Pricing pages are probably the most important pages on your website. Getting it right means visitors turn into leads, lead turn into customers. On the other hand, If you get it wrong, prospects will most probably close the tab and leave for good.
The art of writing a good pricing page is not an easy thing to do. However, it is a lot more easier if you try and use psychological mechanisms to influence and persuade potential buyers.
We’ve chosen 5 most important and useful pricing tactics that when combined with psychology can change a lot in terms of numbers and sales for your website/company.
1. Build Authority
First off, your pricing page needs to show a sense of authority, seriousness and trust.
In order to do this, display icons containing the SSL security symbol on the pricing page.
This builds additional trust, legitimacy with people because forty-nine percent of online buyers are worried about the security of their personal information.
Another way to build trust is to use testimonials on your pricing page. Adding testimonials lowers the likelihood people bothering with additional research. And according to HubSpot, fifty-seven percent of buyers leave to search for reviews and testimonials if you they can’t find any on your website.
A good idea is to make a list of all the payment methods your product supports or security certifications your site has.
Also, add the company logos to your pricing page close to the checkout CTA.
For instance, if you accept PayPal, you can use their secure checkout logos for free.
2. Use Round Number Prices
The strategy called the left-digit effect which was popular for decades says that people pay more attention to the number on the left hence ending prices in .99 or .95.
But this no longer works as it used to.
I general people use their emotions and gut to decide whether to buy a certain product but when shown prices as whole numbers. When presenting prices as non-whole numbers ($4.99), people use logic to decide.

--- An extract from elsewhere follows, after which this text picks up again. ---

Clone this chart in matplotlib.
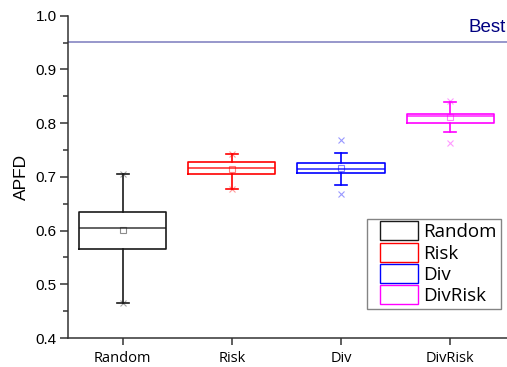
import matplotlib.pyplot as plt
from matplotlib.patches import Patch, Rectangle
from matplotlib.legend_handler import HandlerPatch

# APFD summary per technique
labels = ['Random', 'Risk', 'Div', 'DivRisk']
colors = ['#1a1a1a', '#ff0000', '#0000ff', '#ff00ff']
q1 = [0.565, 0.706, 0.708, 0.801]
med = [0.605, 0.717, 0.714, 0.813]
q3 = [0.635, 0.727, 0.725, 0.817]
whislo = [0.466, 0.677, 0.685, 0.783]
whishi = [0.706, 0.743, 0.744, 0.839]
means = [0.602, 0.715, 0.717, 0.811]
mins = [0.466, 0.677, 0.669, 0.763]
maxs = [0.706, 0.743, 0.768, 0.841]
best = 0.952


class RightBox(HandlerPatch):
    # legend swatch drawn in the right part of the handle slot
    def create_artists(self, legend, orig_handle, xdescent, ydescent,
                       width, height, fontsize, trans):
        w = width * 0.82
        p = Rectangle((-xdescent + width - w, -ydescent - 1), w, height + 2)
        self.update_prop(p, orig_handle, legend)
        p.set_transform(trans)
        return [p]


fig = plt.figure(figsize=(5.07, 3.67), dpi=100)
ax = fig.add_axes([0.134, 0.079, 0.866, 0.878])

positions = range(1, len(labels) + 1)
for i, pos in enumerate(positions):
    c = colors[i]
    stats = [dict(q1=q1[i], med=med[i], q3=q3[i], whislo=whislo[i],
                  whishi=whishi[i], mean=means[i], fliers=[])]
    ax.bxp(stats, positions=[pos], widths=0.8, showmeans=True,
           boxprops=dict(color=c, lw=1.2),
           medianprops=dict(color=c, lw=1.2, alpha=0.8),
           whiskerprops=dict(color=c, lw=1.2),
           capprops=dict(color=c, lw=1.2),
           capwidths=0.11,
           meanprops=dict(marker='s', markersize=4, markerfacecolor='none',
                          markeredgecolor=c, markeredgewidth=0.8, alpha=0.5))
    ax.plot([pos, pos], [mins[i], maxs[i]], ls='none', marker='x',
            markersize=4, color=c, alpha=0.4, mew=0.8)

ax.axhline(best, color='#8585c2', lw=1.2)
ax.text(4.51, best + 0.011, 'Best', ha='right', va='bottom', color='#000080',
        fontsize=13.5, family='Liberation Sans')

ax.set_xlim(0.5, 4.52)
ax.set_ylim(0.4, 1.0)
ax.set_xticks(list(positions))
ax.set_xticklabels(labels, family='Open Sans', fontsize=10.5)
ax.set_yticks([0.4, 0.5, 0.6, 0.7, 0.8, 0.9, 1.0])
ax.set_yticks([0.45, 0.55, 0.65, 0.75, 0.85, 0.95], minor=True)
for t in ax.get_yticklabels():
    t.set_family('Liberation Sans')
    t.set_fontsize(11)
ax.set_ylabel('APFD', family='Liberation Sans', fontsize=12.5, labelpad=5)

for s in ['top', 'right']:
    ax.spines[s].set_visible(False)
for s in ['left', 'bottom']:
    ax.spines[s].set_color('#333333')
    ax.spines[s].set_linewidth(1.1)
ax.tick_params(axis='y', which='major', direction='out', length=6, width=1.1, color='#333333', pad=2)
ax.tick_params(axis='y', which='minor', direction='out', length=3.5, width=1.1, color='#333333')
ax.tick_params(axis='x', direction='out', length=5, width=1.1, color='#333333', pad=4)

handles = [Patch(facecolor='white', edgecolor=c, lw=1.0) for c in colors]
leg = ax.legend(handles, labels, loc='lower right', bbox_to_anchor=(0.986, 0.09),
                prop=dict(family='Open Sans', size=13.5), frameon=True, fancybox=False,
                handler_map={Patch: RightBox()},
                handlelength=2.5, handleheight=0.95, labelspacing=0.15,
                handletextpad=0.3, borderpad=0.2, borderaxespad=0)
leg.get_frame().set_edgecolor('#666666')
leg.get_frame().set_linewidth(1.0)

fig.savefig('out.png', dpi=100)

Nowadays, it’s fairly uncommon to find a price that’s not a whole number.
EmailOtopus lists their monthly fees, which are easy to understand right away. They say:
“Users who understand the value of a product to their business, will pay for it. They’re the users you want.”
Rely on the emotions of your buyer, not their sense of logic.
If you can skip the .99 on your pricing model. Instead use round numbers only.
But if you want to leave an impression that your product is a little cheaper, go with prices that end in nine, like $19, $29, etc.
3. Use Storytelling
Don’t pitch, don’t sell, rather — tell stories.
Research says that when people connect with stories, they produce more oxytocin. In this same fashion customers feel connected to your brand when they feel emotion about a story on your website.
That connection creates a loyal community of followers around your brand. Just one example of what we did with our recent website redesign explaining to our future paywall users what they can do with our paywall platform:
On your pricing page, though, don’t list out boring features. Use everyday language that appeals to your target and, of course, everyday users.
For each feature focus on the pain point behind it. Ask yourself why does your customer need or care about any particular feature?
A sense of urgency portrayal is not a recent thing in marketing.
From big CTAs like “Buy Now!” “Order ends in 1 day!” to one-day sales, this technique tries to nudge consumers to take action as fast as possible.
B2B marketers are using this to sell SaaS products too.
There are apps that let you display a countdown timer to each visitor of a webpage. This way you can turn your pricing page into a unique special offer for each person.
Psychologically this strategy is efficient because humans have tendency to response fast to deadlines. It’s proven that humans become impulsive when faced with making an urgent decision.
When people act before a certain deadline or get a discount something called the reward center of the brain is activated. For example, getting a great deal for a product at the lowest possible price.
Experiment with adding deadlines on your pricing page by using apps to see which deadline length boosts your conversions the most.
5. Social Proof
Another psychological concept that works charms in marketing is the human desire for herd mentality. Herd mentality happens when people demonstrate behavior or act the same way as the people around them — often being ignorant of their own feelings in the process.
This is especially common in unfamiliar situations. We tend to watch how others behave so we can have pointers on how we should behave. In other words, most people go with the majority or the flow and feel reassured when others tell them what to do.
When it comes to buying something, we naturally assume if others purchased the item, it would also be correct for us to buy it, too.
Showing a real user or number of subscribers who has bought your product to prospects shows social acceptance. If others have bought it, it must be good, right?
Prospects feel more comfortable to buy when they see others have bought from you. Adding social proof to your pricing or checkout pages can also improve conversions.
Truth is nothing can save a bad product. But it is also true that even the best product in the world can be improved and sell more by applying psychological triggers to your carefully designed pricing page.